_SET TASK_
Leave out the images and repeat the listing below without a single change.

[MATERIAL FOR THIS EXERCISE start]

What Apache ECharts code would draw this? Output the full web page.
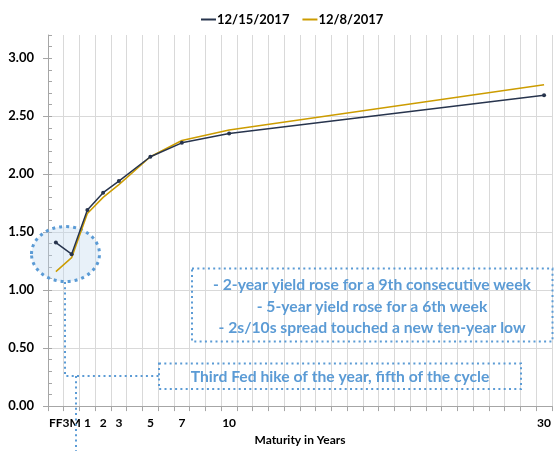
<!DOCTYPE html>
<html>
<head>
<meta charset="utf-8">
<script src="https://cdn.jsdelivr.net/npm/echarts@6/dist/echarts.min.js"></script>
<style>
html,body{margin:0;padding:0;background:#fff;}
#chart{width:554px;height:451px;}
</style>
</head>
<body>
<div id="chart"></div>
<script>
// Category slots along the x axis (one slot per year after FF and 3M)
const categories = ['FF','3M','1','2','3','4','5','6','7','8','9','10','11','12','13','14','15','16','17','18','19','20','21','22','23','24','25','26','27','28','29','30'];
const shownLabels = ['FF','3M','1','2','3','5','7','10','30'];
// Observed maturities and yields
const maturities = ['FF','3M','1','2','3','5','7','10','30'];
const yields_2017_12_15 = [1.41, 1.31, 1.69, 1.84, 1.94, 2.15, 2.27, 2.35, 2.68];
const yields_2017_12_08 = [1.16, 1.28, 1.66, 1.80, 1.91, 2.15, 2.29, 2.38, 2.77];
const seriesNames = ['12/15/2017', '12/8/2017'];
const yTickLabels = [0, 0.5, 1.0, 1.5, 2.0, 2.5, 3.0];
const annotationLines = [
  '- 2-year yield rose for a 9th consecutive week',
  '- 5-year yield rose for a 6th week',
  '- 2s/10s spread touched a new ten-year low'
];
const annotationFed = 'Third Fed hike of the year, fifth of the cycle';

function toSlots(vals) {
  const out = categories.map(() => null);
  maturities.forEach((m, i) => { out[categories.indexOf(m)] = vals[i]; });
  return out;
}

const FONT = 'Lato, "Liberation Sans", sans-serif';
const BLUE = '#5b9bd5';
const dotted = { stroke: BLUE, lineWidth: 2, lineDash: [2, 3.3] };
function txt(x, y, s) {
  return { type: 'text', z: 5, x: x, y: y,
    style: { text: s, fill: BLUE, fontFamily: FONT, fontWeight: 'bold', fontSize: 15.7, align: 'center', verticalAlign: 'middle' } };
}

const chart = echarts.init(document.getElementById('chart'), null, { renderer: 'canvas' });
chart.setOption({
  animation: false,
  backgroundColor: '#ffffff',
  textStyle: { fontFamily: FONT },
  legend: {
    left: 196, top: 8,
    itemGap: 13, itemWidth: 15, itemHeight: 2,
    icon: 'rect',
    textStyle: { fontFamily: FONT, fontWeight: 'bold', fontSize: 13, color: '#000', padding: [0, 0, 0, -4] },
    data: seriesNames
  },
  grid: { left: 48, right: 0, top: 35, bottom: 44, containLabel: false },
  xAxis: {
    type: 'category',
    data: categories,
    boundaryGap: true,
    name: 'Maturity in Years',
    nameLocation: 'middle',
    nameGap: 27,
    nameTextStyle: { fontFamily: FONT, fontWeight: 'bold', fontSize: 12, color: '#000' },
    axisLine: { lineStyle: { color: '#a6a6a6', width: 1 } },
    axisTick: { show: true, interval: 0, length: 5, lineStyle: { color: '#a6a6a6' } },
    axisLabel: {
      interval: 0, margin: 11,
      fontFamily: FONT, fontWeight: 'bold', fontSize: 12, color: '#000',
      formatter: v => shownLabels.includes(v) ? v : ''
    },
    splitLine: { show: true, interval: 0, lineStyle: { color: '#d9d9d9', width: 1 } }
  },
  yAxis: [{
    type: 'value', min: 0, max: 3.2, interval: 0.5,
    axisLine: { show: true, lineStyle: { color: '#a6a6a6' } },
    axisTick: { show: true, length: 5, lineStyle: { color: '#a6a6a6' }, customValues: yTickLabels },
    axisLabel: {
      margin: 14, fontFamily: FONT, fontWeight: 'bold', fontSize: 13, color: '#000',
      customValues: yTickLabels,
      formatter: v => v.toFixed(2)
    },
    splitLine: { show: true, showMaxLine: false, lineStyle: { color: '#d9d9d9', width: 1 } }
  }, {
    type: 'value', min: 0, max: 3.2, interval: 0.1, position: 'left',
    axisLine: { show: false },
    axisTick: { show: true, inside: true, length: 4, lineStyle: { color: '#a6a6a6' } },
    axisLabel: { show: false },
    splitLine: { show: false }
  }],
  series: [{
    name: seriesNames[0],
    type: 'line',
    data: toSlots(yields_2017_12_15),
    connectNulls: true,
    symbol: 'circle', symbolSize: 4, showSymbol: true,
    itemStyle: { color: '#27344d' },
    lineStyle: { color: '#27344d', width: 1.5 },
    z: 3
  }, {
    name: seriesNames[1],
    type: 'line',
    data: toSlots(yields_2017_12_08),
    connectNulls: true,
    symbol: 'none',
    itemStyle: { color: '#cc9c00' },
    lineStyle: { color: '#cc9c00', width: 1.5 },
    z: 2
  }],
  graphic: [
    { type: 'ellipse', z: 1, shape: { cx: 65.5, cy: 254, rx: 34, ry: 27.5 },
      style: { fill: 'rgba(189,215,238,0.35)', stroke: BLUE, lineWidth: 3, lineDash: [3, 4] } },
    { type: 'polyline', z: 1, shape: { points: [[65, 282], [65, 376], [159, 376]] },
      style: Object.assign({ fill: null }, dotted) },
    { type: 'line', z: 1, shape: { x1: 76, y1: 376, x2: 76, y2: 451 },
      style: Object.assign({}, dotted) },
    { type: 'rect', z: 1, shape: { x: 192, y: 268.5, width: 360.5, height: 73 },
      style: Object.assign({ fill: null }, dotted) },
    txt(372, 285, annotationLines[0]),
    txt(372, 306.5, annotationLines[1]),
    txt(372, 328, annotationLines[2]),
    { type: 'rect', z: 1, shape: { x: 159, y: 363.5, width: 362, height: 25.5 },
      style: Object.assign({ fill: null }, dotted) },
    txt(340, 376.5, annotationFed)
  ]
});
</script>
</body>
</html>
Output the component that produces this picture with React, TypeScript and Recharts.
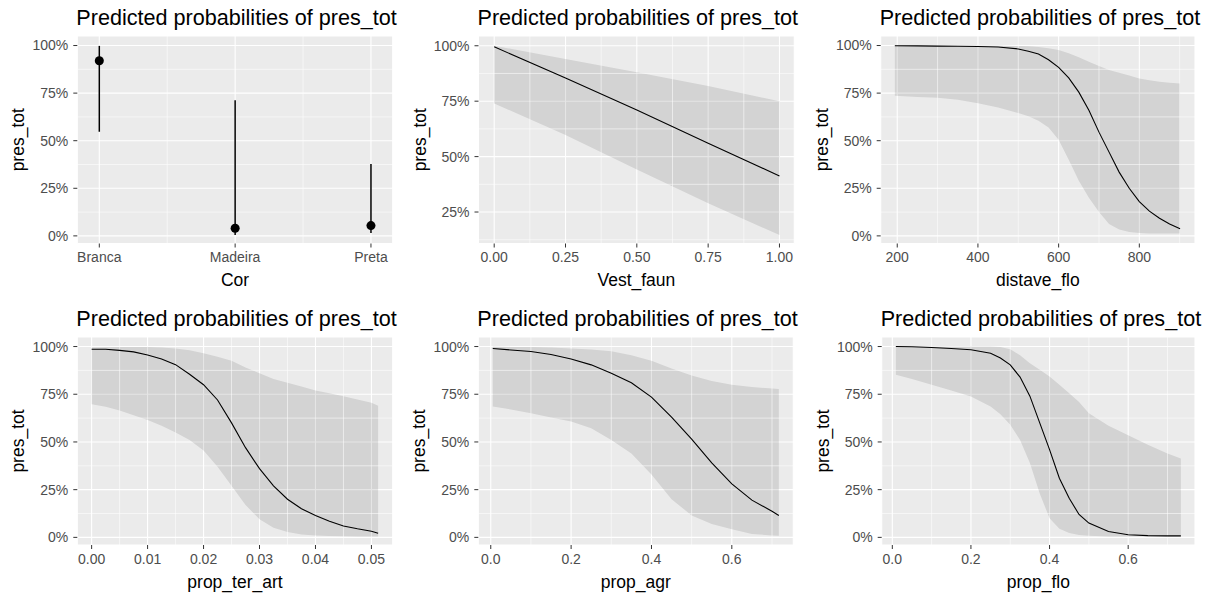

[MATERIAL FOR THIS EXERCISE end]

_EXPECTED OUTPUT_
What Apache ECharts code would draw this? Output the full web page.
<!DOCTYPE html>
<html>
<head>
<meta charset="utf-8">
<script src="https://cdn.jsdelivr.net/npm/echarts@6/dist/echarts.min.js"></script>
<style>
html,body{margin:0;padding:0;background:#fff;}
#chart{width:554px;height:451px;}
</style>
</head>
<body>
<div id="chart"></div>
<script>
// Category slots along the x axis (one slot per year after FF and 3M)
const categories = ['FF','3M','1','2','3','4','5','6','7','8','9','10','11','12','13','14','15','16','17','18','19','20','21','22','23','24','25','26','27','28','29','30'];
const shownLabels = ['FF','3M','1','2','3','5','7','10','30'];
// Observed maturities and yields
const maturities = ['FF','3M','1','2','3','5','7','10','30'];
const yields_2017_12_15 = [1.41, 1.31, 1.69, 1.84, 1.94, 2.15, 2.27, 2.35, 2.68];
const yields_2017_12_08 = [1.16, 1.28, 1.66, 1.80, 1.91, 2.15, 2.29, 2.38, 2.77];
const seriesNames = ['12/15/2017', '12/8/2017'];
const yTickLabels = [0, 0.5, 1.0, 1.5, 2.0, 2.5, 3.0];
const annotationLines = [
  '- 2-year yield rose for a 9th consecutive week',
  '- 5-year yield rose for a 6th week',
  '- 2s/10s spread touched a new ten-year low'
];
const annotationFed = 'Third Fed hike of the year, fifth of the cycle';

function toSlots(vals) {
  const out = categories.map(() => null);
  maturities.forEach((m, i) => { out[categories.indexOf(m)] = vals[i]; });
  return out;
}

const FONT = 'Lato, "Liberation Sans", sans-serif';
const BLUE = '#5b9bd5';
const dotted = { stroke: BLUE, lineWidth: 2, lineDash: [2, 3.3] };
function txt(x, y, s) {
  return { type: 'text', z: 5, x: x, y: y,
    style: { text: s, fill: BLUE, fontFamily: FONT, fontWeight: 'bold', fontSize: 15.7, align: 'center', verticalAlign: 'middle' } };
}

const chart = echarts.init(document.getElementById('chart'), null, { renderer: 'canvas' });
chart.setOption({
  animation: false,
  backgroundColor: '#ffffff',
  textStyle: { fontFamily: FONT },
  legend: {
    left: 196, top: 8,
    itemGap: 13, itemWidth: 15, itemHeight: 2,
    icon: 'rect',
    textStyle: { fontFamily: FONT, fontWeight: 'bold', fontSize: 13, color: '#000', padding: [0, 0, 0, -4] },
    data: seriesNames
  },
  grid: { left: 48, right: 0, top: 35, bottom: 44, containLabel: false },
  xAxis: {
    type: 'category',
    data: categories,
    boundaryGap: true,
    name: 'Maturity in Years',
    nameLocation: 'middle',
    nameGap: 27,
    nameTextStyle: { fontFamily: FONT, fontWeight: 'bold', fontSize: 12, color: '#000' },
    axisLine: { lineStyle: { color: '#a6a6a6', width: 1 } },
    axisTick: { show: true, interval: 0, length: 5, lineStyle: { color: '#a6a6a6' } },
    axisLabel: {
      interval: 0, margin: 11,
      fontFamily: FONT, fontWeight: 'bold', fontSize: 12, color: '#000',
      formatter: v => shownLabels.includes(v) ? v : ''
    },
    splitLine: { show: true, interval: 0, lineStyle: { color: '#d9d9d9', width: 1 } }
  },
  yAxis: [{
    type: 'value', min: 0, max: 3.2, interval: 0.5,
    axisLine: { show: true, lineStyle: { color: '#a6a6a6' } },
    axisTick: { show: true, length: 5, lineStyle: { color: '#a6a6a6' }, customValues: yTickLabels },
    axisLabel: {
      margin: 14, fontFamily: FONT, fontWeight: 'bold', fontSize: 13, color: '#000',
      customValues: yTickLabels,
      formatter: v => v.toFixed(2)
    },
    splitLine: { show: true, showMaxLine: false, lineStyle: { color: '#d9d9d9', width: 1 } }
  }, {
    type: 'value', min: 0, max: 3.2, interval: 0.1, position: 'left',
    axisLine: { show: false },
    axisTick: { show: true, inside: true, length: 4, lineStyle: { color: '#a6a6a6' } },
    axisLabel: { show: false },
    splitLine: { show: false }
  }],
  series: [{
    name: seriesNames[0],
    type: 'line',
    data: toSlots(yields_2017_12_15),
    connectNulls: true,
    symbol: 'circle', symbolSize: 4, showSymbol: true,
    itemStyle: { color: '#27344d' },
    lineStyle: { color: '#27344d', width: 1.5 },
    z: 3
  }, {
    name: seriesNames[1],
    type: 'line',
    data: toSlots(yields_2017_12_08),
    connectNulls: true,
    symbol: 'none',
    itemStyle: { color: '#cc9c00' },
    lineStyle: { color: '#cc9c00', width: 1.5 },
    z: 2
  }],
  graphic: [
    { type: 'ellipse', z: 1, shape: { cx: 65.5, cy: 254, rx: 34, ry: 27.5 },
      style: { fill: 'rgba(189,215,238,0.35)', stroke: BLUE, lineWidth: 3, lineDash: [3, 4] } },
    { type: 'polyline', z: 1, shape: { points: [[65, 282], [65, 376], [159, 376]] },
      style: Object.assign({ fill: null }, dotted) },
    { type: 'line', z: 1, shape: { x1: 76, y1: 376, x2: 76, y2: 451 },
      style: Object.assign({}, dotted) },
    { type: 'rect', z: 1, shape: { x: 192, y: 268.5, width: 360.5, height: 73 },
      style: Object.assign({ fill: null }, dotted) },
    txt(372, 285, annotationLines[0]),
    txt(372, 306.5, annotationLines[1]),
    txt(372, 328, annotationLines[2]),
    { type: 'rect', z: 1, shape: { x: 159, y: 363.5, width: 362, height: 25.5 },
      style: Object.assign({ fill: null }, dotted) },
    txt(340, 376.5, annotationFed)
  ]
});
</script>
</body>
</html>
Output the component that produces this picture with React, TypeScript and Recharts.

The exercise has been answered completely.